Spontaneous Spatial Inversion Symmetry Breaking and Spin Hall Effect in a Spin-ice Double-exchange Model on a Pyrochlore Lattice
Hiroaki Ishizuka, Yukitoshi Motome

TL;DR
This study reveals that a spin-ice double-exchange model on a pyrochlore lattice spontaneously forms tetrahedral spin clusters that break spatial inversion symmetry and exhibit a nonzero spin Hall effect, independent of spin-orbit coupling.
Contribution
It demonstrates the emergence of a spin Hall effect driven by intersite-multipole order in a spin-ice model without relying on spin-orbit interaction.
Findings
Formation of tetrahedral spin clusters breaks inversion symmetry.
Nonzero spin Hall conductivity observed in the spin-cluster phase.

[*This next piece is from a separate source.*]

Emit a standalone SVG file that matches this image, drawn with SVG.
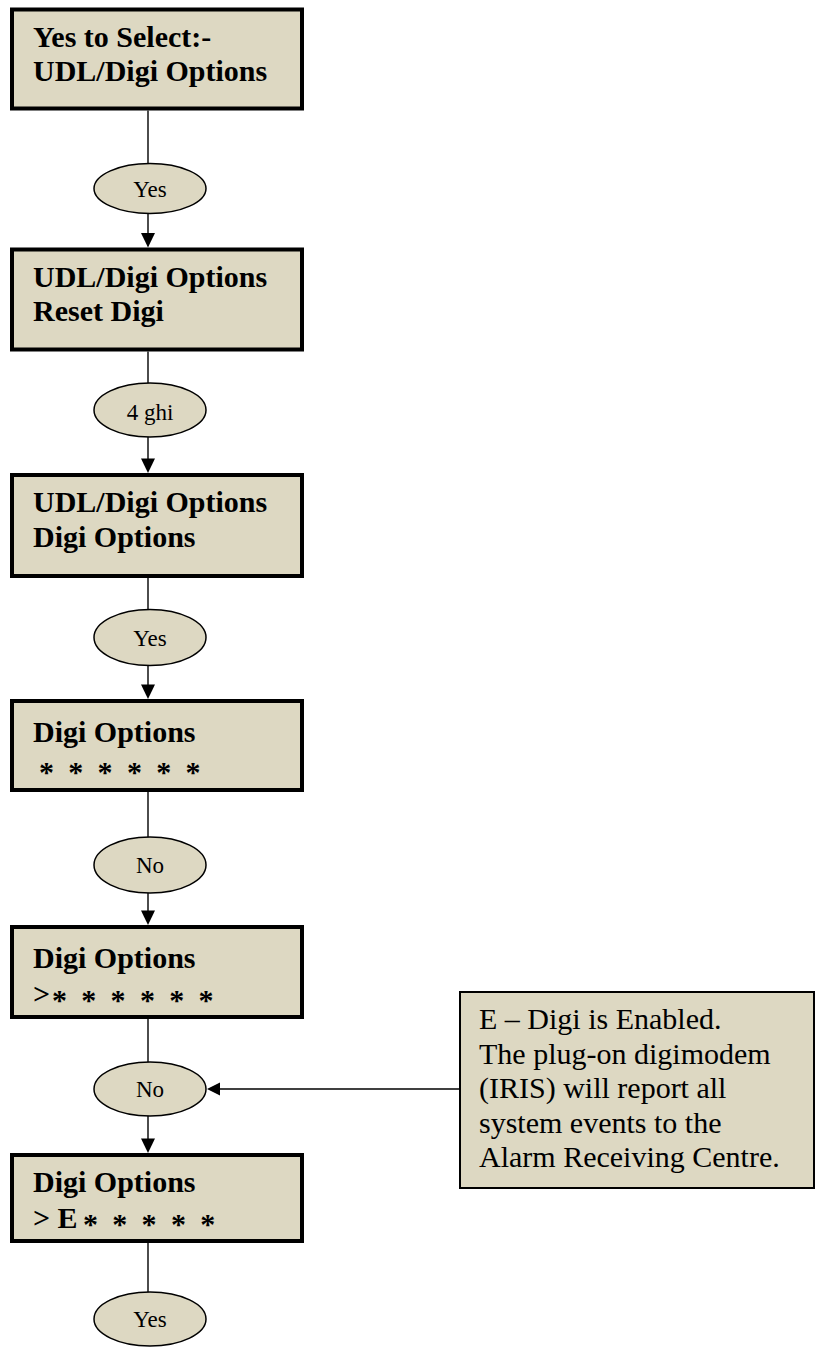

Spin Hall effect arises from intersite-multipole order, not spin-orbit coupling.
Abstract
A formation of tetrahedral spin clusters is discovered by Monte Carlo simulation for a spin-ice type double-exchange model on a pyrochlore lattice. The spin-cluster phase is magnetically disordered, but breaks spatial inversion symmetry spontaneously by developing noncoplanar four-spin molecules periodically on the pyrochlore lattice. We find that the system exhibits a nonzero spin Hall conductivity in the spin-cluster phase. The result suggests that an intersite-multipole order induces the unconventional spin Hall state without the spin-orbit interaction.